● **Required task**: All of the lines below are to be printed again exactly; images are excluded from the output.

● **Source material**:
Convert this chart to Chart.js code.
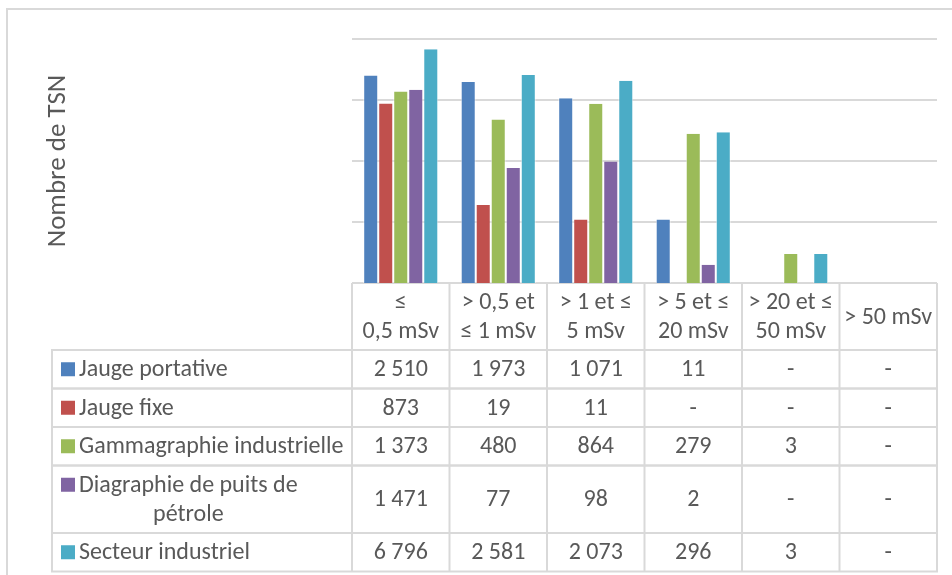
<!DOCTYPE html>
<html lang="fr">
<head>
  <meta charset="UTF-8" />
  <title>Nombre de TSN par tranche de dose</title>
  <script src="https://cdn.jsdelivr.net/npm/chart.js"></script>
  <style>
    * {
      margin: 0;
      padding: 0;
      box-sizing: border-box;
    }
    body {
      background: #fff;
      width: 952px;
      height: 575px;
      overflow: hidden;
    }
    canvas {
      display: block;
    }
  </style>
</head>
<body>
  <canvas id="grafico" width="952" height="575"></canvas>

  <script>
    // tranches de dose (en-tête du tableau)
    const tranches = [
      ['≤', '0,5 mSv'],
      ['> 0,5 et', '≤ 1 mSv'],
      ['> 1 et ≤', '5 mSv'],
      ['> 5 et ≤', '20 mSv'],
      ['> 20 et ≤', '50 mSv'],
      ['> 50 mSv']
    ];

    // null = "-" dans le tableau
    const jaugePortative = [2510, 1973, 1071, 11, null, null];
    const jaugeFixe = [873, 19, 11, null, null, null];
    const gammagraphie = [1373, 480, 864, 279, 3, null];
    const diagraphie = [1471, 77, 98, 2, null, null];
    const secteurIndustriel = [6796, 2581, 2073, 296, 3, null];

    const nomsSeries = [
      ['Jauge portative'],
      ['Jauge fixe'],
      ['Gammagraphie industrielle'],
      ['Diagraphie de puits de', 'pétrole'],
      ['Secteur industriel']
    ];
    const couleurs = ['#4F81BD', '#C0504D', '#9BBB59', '#8064A2', '#4BACC6'];

    const ticksLog = [1, 10, 100, 1000, 10000];

    const police = "Carlito, Lato, 'DejaVu Sans', sans-serif";
    const gris = '#595959';
    const trait = '#d9d9d9';

    function formater(v) {
      if (v === null) return '-';
      return String(v).replace(/\B(?=(\d{3})+(?!\d))/g, ' ');
    }

    const series = [jaugePortative, jaugeFixe, gammagraphie, diagraphie, secteurIndustriel];

    // tableau de données dessiné sous le graphique, aligné sur l'axe x
    const tableau = {
      id: 'tableau',
      afterDraw(chart) {
        const ctx = chart.ctx;
        const x = chart.scales.x;
        const larg = (x.right - x.left) / tranches.length;
        const gauche = 52;
        const hLigne = 29;
        const base = chart.chartArea.bottom;

        ctx.save();
        // cadre du graphique
        ctx.strokeStyle = trait;
        ctx.lineWidth = 2;
        ctx.beginPath();
        ctx.moveTo(7, 575);
        ctx.lineTo(7, 9);
        ctx.lineTo(952, 9);
        ctx.stroke();

        ctx.font = '24px ' + police;
        ctx.fillStyle = gris;
        ctx.textAlign = 'center';
        ctx.textBaseline = 'middle';

        // en-tête
        const hEntete = 2 * hLigne + 9;
        let y = base;
        tranches.forEach((lignes, i) => {
          const cx = x.getPixelForValue(i);
          lignes.forEach((t, k) => {
            ctx.fillText(t, cx, y + hEntete / 2 + (k - (lignes.length - 1) / 2) * hLigne + 1);
          });
        });
        ctx.beginPath();
        for (let i = 0; i <= tranches.length; i++) {
          ctx.moveTo(x.left + i * larg, y);
          ctx.lineTo(x.left + i * larg, y + hEntete);
        }
        ctx.stroke();
        y += hEntete;

        // lignes des séries
        series.forEach((valeurs, s) => {
          const lignes = nomsSeries[s];
          const h = lignes.length * hLigne + 9.5;
          const cy = y + h / 2;

          ctx.strokeRect(gauche, y, x.right - gauche, h);
          ctx.beginPath();
          for (let i = 0; i <= tranches.length; i++) {
            ctx.moveTo(x.left + i * larg, y);
            ctx.lineTo(x.left + i * larg, y + h);
          }
          ctx.stroke();

          // carré de couleur + nom
          const y0 = cy - (lignes.length - 1) / 2 * hLigne;
          ctx.fillStyle = couleurs[s];
          ctx.fillRect(61, y0 - 7, 14, 14);
          ctx.fillStyle = gris;
          const largMax = Math.max(...lignes.map(t => ctx.measureText(t).width));
          lignes.forEach((t, k) => {
            ctx.fillText(t, 79 + largMax / 2, y0 + k * hLigne + 1);
          });

          valeurs.forEach((v, i) => {
            ctx.fillText(formater(v), x.getPixelForValue(i), cy + 1);
          });
          y += h;
        });
        ctx.restore();
      }
    };

    const ctx = document.getElementById('grafico').getContext('2d');
    const grafico = new Chart(ctx, {
      type: 'bar',
      data: {
        labels: tranches,
        datasets: series.map((valeurs, s) => ({
          label: nomsSeries[s].join(' '),
          data: valeurs,
          backgroundColor: couleurs[s],
          borderColor: 'rgba(255,255,255,0.6)',
          borderWidth: { left: 1, right: 1, top: 0, bottom: 0 },
          barPercentage: 1,
          categoryPercentage: 0.77
        }))
      },
      options: {
        responsive: false,
        animation: false,
        layout: {
          padding: { top: 39, right: 15, bottom: 292, left: 0 }
        },
        scales: {
          x: {
            display: false
          },
          y: {
            type: 'logarithmic',
            min: 1,
            max: 10000,
            afterBuildTicks(scale) {
              scale.ticks = ticksLog.map(v => ({ value: v }));
            },
            afterFit(scale) {
              scale.width = 352;
            },
            ticks: { display: false },
            border: { display: false },
            grid: {
              color: trait,
              lineWidth: 2,
              drawTicks: false
            },
            title: {
              display: true,
              text: 'Nombre de TSN',
              color: gris,
              font: { family: police, size: 27 },
              padding: { top: 42, bottom: 0 }
            }
          }
        },
        plugins: {
          legend: { display: false },
          tooltip: { enabled: false }
        }
      },
      plugins: [tableau]
    });
  </script>
</body>
</html>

● **Result for this exercise**:
Convert this chart to Chart.js code.
<!DOCTYPE html>
<html lang="fr">
<head>
  <meta charset="UTF-8" />
  <title>Nombre de TSN par tranche de dose</title>
  <script src="https://cdn.jsdelivr.net/npm/chart.js"></script>
  <style>
    * {
      margin: 0;
      padding: 0;
      box-sizing: border-box;
    }
    body {
      background: #fff;
      width: 952px;
      height: 575px;
      overflow: hidden;
    }
    canvas {
      display: block;
    }
  </style>
</head>
<body>
  <canvas id="grafico" width="952" height="575"></canvas>

  <script>
    // tranches de dose (en-tête du tableau)
    const tranches = [
      ['≤', '0,5 mSv'],
      ['> 0,5 et', '≤ 1 mSv'],
      ['> 1 et ≤', '5 mSv'],
      ['> 5 et ≤', '20 mSv'],
      ['> 20 et ≤', '50 mSv'],
      ['> 50 mSv']
    ];

    // null = "-" dans le tableau
    const jaugePortative = [2510, 1973, 1071, 11, null, null];
    const jaugeFixe = [873, 19, 11, null, null, null];
    const gammagraphie = [1373, 480, 864, 279, 3, null];
    const diagraphie = [1471, 77, 98, 2, null, null];
    const secteurIndustriel = [6796, 2581, 2073, 296, 3, null];

    const nomsSeries = [
      ['Jauge portative'],
      ['Jauge fixe'],
      ['Gammagraphie industrielle'],
      ['Diagraphie de puits de', 'pétrole'],
      ['Secteur industriel']
    ];
    const couleurs = ['#4F81BD', '#C0504D', '#9BBB59', '#8064A2', '#4BACC6'];

    const ticksLog = [1, 10, 100, 1000, 10000];

    const police = "Carlito, Lato, 'DejaVu Sans', sans-serif";
    const gris = '#595959';
    const trait = '#d9d9d9';

    function formater(v) {
      if (v === null) return '-';
      return String(v).replace(/\B(?=(\d{3})+(?!\d))/g, ' ');
    }

    const series = [jaugePortative, jaugeFixe, gammagraphie, diagraphie, secteurIndustriel];

    // tableau de données dessiné sous le graphique, aligné sur l'axe x
    const tableau = {
      id: 'tableau',
      afterDraw(chart) {
        const ctx = chart.ctx;
        const x = chart.scales.x;
        const larg = (x.right - x.left) / tranches.length;
        const gauche = 52;
        const hLigne = 29;
        const base = chart.chartArea.bottom;

        ctx.save();
        // cadre du graphique
        ctx.strokeStyle = trait;
        ctx.lineWidth = 2;
        ctx.beginPath();
        ctx.moveTo(7, 575);
        ctx.lineTo(7, 9);
        ctx.lineTo(952, 9);
        ctx.stroke();

        ctx.font = '24px ' + police;
        ctx.fillStyle = gris;
        ctx.textAlign = 'center';
        ctx.textBaseline = 'middle';

        // en-tête
        const hEntete = 2 * hLigne + 9;
        let y = base;
        tranches.forEach((lignes, i) => {
          const cx = x.getPixelForValue(i);
          lignes.forEach((t, k) => {
            ctx.fillText(t, cx, y + hEntete / 2 + (k - (lignes.length - 1) / 2) * hLigne + 1);
          });
        });
        ctx.beginPath();
        for (let i = 0; i <= tranches.length; i++) {
          ctx.moveTo(x.left + i * larg, y);
          ctx.lineTo(x.left + i * larg, y + hEntete);
        }
        ctx.stroke();
        y += hEntete;

        // lignes des séries
        series.forEach((valeurs, s) => {
          const lignes = nomsSeries[s];
          const h = lignes.length * hLigne + 9.5;
          const cy = y + h / 2;

          ctx.strokeRect(gauche, y, x.right - gauche, h);
          ctx.beginPath();
          for (let i = 0; i <= tranches.length; i++) {
            ctx.moveTo(x.left + i * larg, y);
            ctx.lineTo(x.left + i * larg, y + h);
          }
          ctx.stroke();

          // carré de couleur + nom
          const y0 = cy - (lignes.length - 1) / 2 * hLigne;
          ctx.fillStyle = couleurs[s];
          ctx.fillRect(61, y0 - 7, 14, 14);
          ctx.fillStyle = gris;
          const largMax = Math.max(...lignes.map(t => ctx.measureText(t).width));
          lignes.forEach((t, k) => {
            ctx.fillText(t, 79 + largMax / 2, y0 + k * hLigne + 1);
          });

          valeurs.forEach((v, i) => {
            ctx.fillText(formater(v), x.getPixelForValue(i), cy + 1);
          });
          y += h;
        });
        ctx.restore();
      }
    };

    const ctx = document.getElementById('grafico').getContext('2d');
    const grafico = new Chart(ctx, {
      type: 'bar',
      data: {
        labels: tranches,
        datasets: series.map((valeurs, s) => ({
          label: nomsSeries[s].join(' '),
          data: valeurs,
          backgroundColor: couleurs[s],
          borderColor: 'rgba(255,255,255,0.6)',
          borderWidth: { left: 1, right: 1, top: 0, bottom: 0 },
          barPercentage: 1,
          categoryPercentage: 0.77
        }))
      },
      options: {
        responsive: false,
        animation: false,
        layout: {
          padding: { top: 39, right: 15, bottom: 292, left: 0 }
        },
        scales: {
          x: {
            display: false
          },
          y: {
            type: 'logarithmic',
            min: 1,
            max: 10000,
            afterBuildTicks(scale) {
              scale.ticks = ticksLog.map(v => ({ value: v }));
            },
            afterFit(scale) {
              scale.width = 352;
            },
            ticks: { display: false },
            border: { display: false },
            grid: {
              color: trait,
              lineWidth: 2,
              drawTicks: false
            },
            title: {
              display: true,
              text: 'Nombre de TSN',
              color: gris,
              font: { family: police, size: 27 },
              padding: { top: 42, bottom: 0 }
            }
          }
        },
        plugins: {
          legend: { display: false },
          tooltip: { enabled: false }
        }
      },
      plugins: [tableau]
    });
  </script>
</body>
</html>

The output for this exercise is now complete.